Ms Ria Tan, who runs the blog Wild Shores of Singapore, surveyed nine locations in north-eastern Singapore yesterday and posted on her blog: “The large numbers of wild and farmed fishes that I saw … over many locations on our north-eastern shores is worrying. I hope scientists and authorities are looking into the extent of the mass fish deaths, what is causing this and what steps can be taken to improve the health of the ecosystems to avoid a recurrence of such mass deaths.”

Since 2009, Singapore has experienced several episodes of mass fish deaths. Last year, a plankton bloom and low levels of dissolved oxygen led to more than 160 tonnes of fish lost.

Wildlife consultant Subaraj Rajathurai said researchers could consider delving into past research and data collected. “We also need to be concerned if climate change is leading to these events on a more regular (basis) in the future,” he told TODAY, noting that from photos posted, the scale of recent deaths was the largest he had seen.

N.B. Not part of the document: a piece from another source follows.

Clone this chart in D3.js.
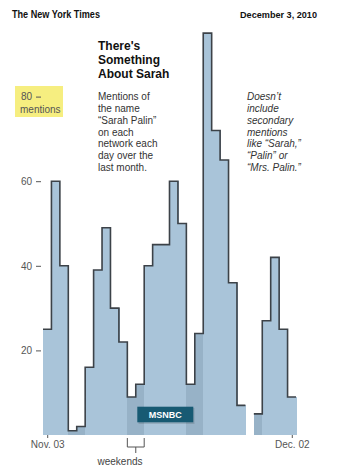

He said that while red tides, or algal bloom, usually pass within two weeks, there could be a more lasting impact on the ecosystem due to the roles played by different varieties of fish. “I’m a bit worried for birds like some of our sea eagles and otters that depend on fish for their food,” said Mr Subaraj.

Dr Lena Chan, director of the National Parks Board’s (NParks) National Biodiversity Centre, said NParks is concerned about the potential impact of this incident on marine biodiversity here. “We are consulting with other agencies and will carry out further investigations if necessary,” she said.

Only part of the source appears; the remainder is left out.